Transcript of remarks by CE at question-and-answer session of Joint Business Community Luncheon 2017 (2) (English only)
Attendee: I am George Yuen, ICBC. I’d like to ask the Chief Executive that the US President Donald Trump not supporting TPP, and with Australian Prime Minister saying that China taking up a leading role. Hong Kong being a super-connector and also an international financial city, how will you see the strategy for Hong Kong to promote a bigger role in this globalisation and trade activities?
Chief Executive: I think Hong Kong can truly and honestly hold itself out as a leading light in this campaign, in this global campaign for global free trade. And that’s the message I brought to fellow leaders at the Lima APEC meeting last year.
Hong Kong is a great example as to how you could do without the trade barriers and at the same time chalk up great trade volumes and economic prosperity at the same time. As I said, trade is very important to us and the volume of trade represents several times of our total GDP. If you look at the past year, for example, despite the slowdown of the global economy, we are doing reasonably well with our new partners. If you look at the two countries I mentioned, two of the countries as I mentioned in my (Policy) Address. For the first ten months of last year, our export to India increased by 12 per cent compared to the same period in 2015, and the export to UAE (United Arab Emirates), went up by 14 per cent compared to the same period in 2015. A little Hong Kong is India’s seventh, eighth largest trading partner. So I am a firm believer in free trade. More free trade. And that’s why we have been working very hard and we have been having very regular meetings with my colleagues in the Trade and Industry Department, and want to sort of keep abreast with the latest negotiation with each and every of the ten partner countries of ASEAN (Association of South East Asian Nations). As I said, ASEAN is our second largest trading partner when comes to merchandise trade, and we are looking forward to concluding our last negotiations with all member countries of ASEAN in late March. So yes, we will do whatever we can as to what China and Hong Kong should do with TPP. I think we’ll let the dust settle for a while and then we’ll make a decision.
Moderator: Certainly I think the US will be an exciting year for us to observe. Well, let’s try on this side. There is a hand raised on table 26.
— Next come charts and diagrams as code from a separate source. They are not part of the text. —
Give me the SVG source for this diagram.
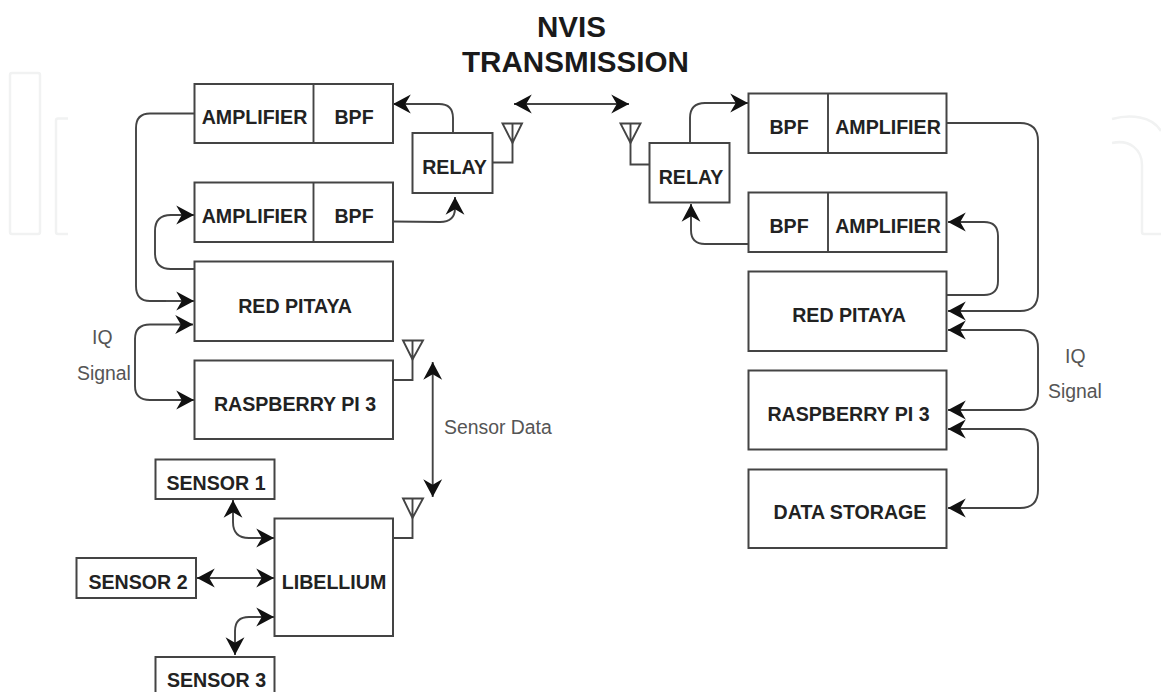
<svg xmlns="http://www.w3.org/2000/svg" width="1161" height="692" viewBox="0 0 1161 692">
<style>
.b{fill:#fff;stroke:#444;stroke-width:2}
.c{fill:none;stroke:#444;stroke-width:1.9}
.t{font:bold 19.6px "Liberation Sans",Arial,sans-serif;fill:#222;text-anchor:middle}
.h{font:bold 29.6px "Liberation Sans",Arial,sans-serif;fill:#1a1a1a;text-anchor:middle}
.l{font:19.4px "Liberation Sans",Arial,sans-serif;fill:#555}
.w{fill:none;stroke:#f1f2f2;stroke-width:2.5}
</style>
<defs>
<marker id="a" markerUnits="userSpaceOnUse" markerWidth="20" markerHeight="20" refX="16" refY="9" orient="auto-start-reverse" viewBox="0 0 18 18"><path d="M0 0.500L16 9L0 17.500L5 9Z" fill="#111"/></marker>
</defs>
<rect width="1161" height="692" fill="#fff"/>
<g id="watermark">
<rect class="w" x="10" y="73" width="30" height="161" rx="2"/>
<path class="w" d="M68 118.500H58a2 2 0 0 0-2 2V232a2 2 0 0 0 2 2H68"/>
<path class="w" d="M1112 119C1130 114 1152 116 1161 131M1112 143C1130 139 1142 150 1142 165V232Q1142 234 1144 234H1161"/>
</g>
<g id="connectors">
<path class="c" marker-start="url(#a)" marker-end="url(#a)" d="M514 104H629"/>
<path class="c" marker-end="url(#a)" d="M453 133V118Q453 104 439 104H393"/>
<path class="c" marker-end="url(#a)" d="M393 221.500L440 222Q455 222 455 208V197"/>
<path class="c" d="M194 113.500H150Q136 113.500 136 128V286Q136 301 150 301H166"/>
<path class="c" marker-end="url(#a)" d="M166 301H194"/>
<path class="c" marker-end="url(#a)" d="M194 269H171Q155 269 155 253V231Q155 215 171 215H194"/>
<path class="c" marker-start="url(#a)" marker-end="url(#a)" d="M193 324.500H150Q135 324.500 135 339V386Q135 400 150 400H194"/>
<path class="c" d="M393 380H412.500V358"/>
<path class="c" marker-start="url(#a)" marker-end="url(#a)" d="M432.700 362V497"/>
<path class="c" d="M393 538H412.500V517"/>
<path class="c" marker-start="url(#a)" marker-end="url(#a)" d="M233 500V522Q233 538 249 538H274"/>
<path class="c" marker-start="url(#a)" marker-end="url(#a)" d="M197 578H274"/>
<path class="c" marker-start="url(#a)" marker-end="url(#a)" d="M235 655V631Q235 617 249 617H274"/>
<path class="c" d="M492 162.500H512.500V142"/>
<path class="c" d="M649.500 164.500H630.500V142"/>
<path class="c" marker-end="url(#a)" d="M690 143V118Q690 103 705 103H748"/>
<path class="c" marker-end="url(#a)" d="M748 244H705Q691 244 691 230V204"/>
<path class="c" marker-end="url(#a)" d="M947 123H1020Q1038 123 1038 141V293Q1038 311 1020 311H948"/>
<path class="c" marker-end="url(#a)" d="M947 295H984Q998 295 998 281V236Q998 222 984 222H948"/>
<path class="c" marker-start="url(#a)" marker-end="url(#a)" d="M948 330H1020Q1038 330 1038 348V392Q1038 410 1020 410H948"/>
<path class="c" marker-start="url(#a)" marker-end="url(#a)" d="M948 429H1020Q1038 429 1038 447V490Q1038 508 1020 508H948"/>
</g>
<g id="antennas">
<path class="c" d="M502.500 123.500H522L512.500 143ZM512.500 123.500V143"/>
<path class="c" d="M620.500 123.500H640.500L630.500 143ZM630.500 123.500V143"/>
<path class="c" d="M403 340.500H423L412.500 359.500ZM412.500 340.500V359.500"/>
<path class="c" d="M403 498.500H423L412.500 518ZM412.500 498.500V518"/>
</g>
<text class="h" x="571.500" y="37">NVIS</text>
<text class="h" x="575.500" y="72">TRANSMISSION</text>
<g id="amp-bpf-l1"><rect class="b" x="194.500" y="84" width="198.500" height="59"/><path class="c" d="M313.500 84V143"/><text class="t" x="254.500" y="124">AMPLIFIER</text><text class="t" x="354" y="124">BPF</text></g>
<g id="amp-bpf-l2"><rect class="b" x="194.500" y="182.500" width="198.500" height="59.500"/><path class="c" d="M313.500 182.500V242"/><text class="t" x="254.500" y="223">AMPLIFIER</text><text class="t" x="354" y="223">BPF</text></g>
<g id="relay-l"><rect class="b" x="412.500" y="133" width="80" height="60"/><text class="t" x="454.500" y="174">RELAY</text></g>
<g id="red-pitaya-l"><rect class="b" x="194.500" y="261.500" width="198.500" height="79.500"/><text class="t" x="295" y="313">RED PITAYA</text></g>
<g id="raspberry-l"><rect class="b" x="194.500" y="360.500" width="198.500" height="78.500"/><text class="t" x="295" y="411">RASPBERRY PI 3</text></g>
<g id="sensor-1"><rect class="b" x="155.500" y="459.500" width="119" height="39.500"/><text class="t" x="216" y="490">SENSOR 1</text></g>
<g id="sensor-2"><rect class="b" x="76.500" y="558" width="119.500" height="40"/><text class="t" x="138" y="589">SENSOR 2</text></g>
<g id="sensor-3"><rect class="b" x="155.500" y="657" width="119" height="40"/><text class="t" x="216.500" y="687">SENSOR 3</text></g>
<g id="libellium"><rect class="b" x="274.500" y="518.500" width="118.500" height="117.500"/><text class="t" x="334" y="589">LIBELLIUM</text></g>
<g id="bpf-amp-r1"><rect class="b" x="748.500" y="93.500" width="198" height="59.500"/><path class="c" d="M828 93.500V153"/><text class="t" x="789" y="134">BPF</text><text class="t" x="888" y="134">AMPLIFIER</text></g>
<g id="bpf-amp-r2"><rect class="b" x="748.500" y="192.500" width="198" height="59.500"/><path class="c" d="M828 192.500V252"/><text class="t" x="789" y="233">BPF</text><text class="t" x="888" y="233">AMPLIFIER</text></g>
<g id="relay-r"><rect class="b" x="649.500" y="143" width="80" height="59.500"/><text class="t" x="691" y="184">RELAY</text></g>
<g id="red-pitaya-r"><rect class="b" x="748.500" y="271.500" width="198" height="79.500"/><text class="t" x="849" y="322">RED PITAYA</text></g>
<g id="raspberry-r"><rect class="b" x="748.500" y="370.500" width="198" height="79"/><text class="t" x="848.500" y="421">RASPBERRY PI 3</text></g>
<g id="data-storage"><rect class="b" x="748.500" y="469.500" width="198" height="78.500"/><text class="t" x="850" y="519">DATA STORAGE</text></g>
<text class="l" x="92" y="344">IQ</text>
<text class="l" x="77" y="380">Signal</text>
<text class="l" x="444" y="434">Sensor Data</text>
<text class="l" x="1065" y="363">IQ</text>
<text class="l" x="1048" y="398">Signal</text>
</svg>
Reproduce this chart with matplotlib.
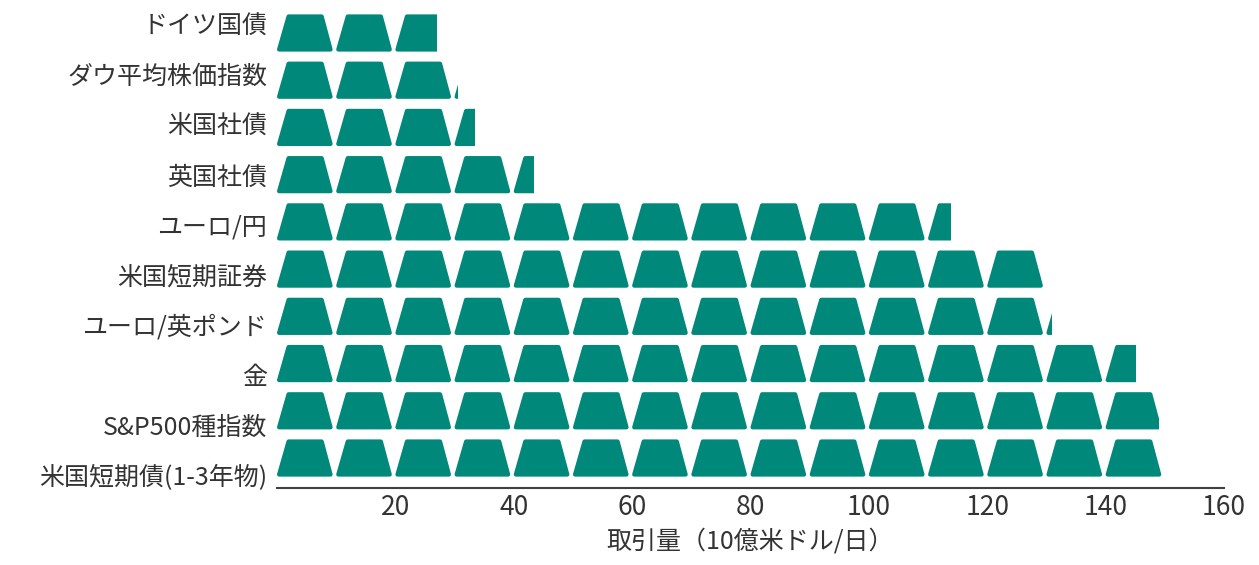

Attendee: Thank you. Andrew Wells, Lai Sun Group. First of all, thanks to the Chief Executive for his presentation today and for all his efforts over the last five years on all of our behalves. My question relates to land and housing. I’m sure we all welcome the long-term possibilities put forward by brownfield sites, reclamation and so on. But in the short term, what we have seen is very high prices being paid at auction which has the result of, of course, increasing prices at the retail level, irrespective of what developers may wish to do. In the short term, my question then is - can the government look at, first, reintroducing at least to some extent, a tendering system such as operated in the days I remember. And secondly, looking at the system of lease modification, which currently for developers in Hong Kong is both very expensive and very time consuming, which is why some may be prepared to pay the high auction cost rather than actually use up their existing land bank. So, could we perhaps have some quicker wins through those measures? Thank you.
Chief Executive: Your second question first, Andrew. We are doing whatever we can to speed up the lease modification process. The modification itself is not time consuming. What is time consuming, as things often turn out, is the period to get developers agree with government’s evaluation of modification premium. I mean, we are getting onto technical grounds. Modification premium is the additional money you pay government that represents the enhancement in the value of the piece of land as a result of changing from one use to another use, from industrial use to commercial use for example. The two sides don’t always see eye to eye on this. And that’s why, I introduced - with a lot of efforts, to get all parties agreed - I introduced this arbitration mechanism, basically allowing developers, land owners to take government to arbitration, so that’s there is finality to determine what is the right level of premium. But somehow that mechanism is not triggered by developers as often as I would like to see. So far, I might be a bit outdated. But we waited a long while and we wouldn’t have one singular case of arbitration. So the mechanism is still there. As far as government is concerned, we have increased resources to make sure that we shortened our turnaround time as much as possible. The question of selling government land - we have been using tender. Cannot remember when was the last time we sold by auction. Coincidentally, the private sector has not been using auction either. The private sector has been using tender as the sort of normal way of disposing of landed properties as well. But what we’re saying in the development industry is that we have many more new entrances to the market. Gone are the days when people complained about oligopoly - that we always sell land to a fixed number of developers in Hong Kong that you can count them by your fingers on one hand. Now, you read in the newspapers all these new bidders, new arrivals on the market. And every time, we attract, and every tender attracts more than fifteen bidders. Keen competition and this is one of the reasons behind high prices we fetch in the market. But I think in the end, supply is a crux. The crux of matter is really supply and we are increasing new supply. And if you are really interested in all the details, there is a long chapter on what we are doing short-term, medium-term and long-term.
Moderator: Okay, well, I want to thank all your questions. I was signalled the running of time, so if you would join me to give a big hand to Mr Leung for this question-and-answer section.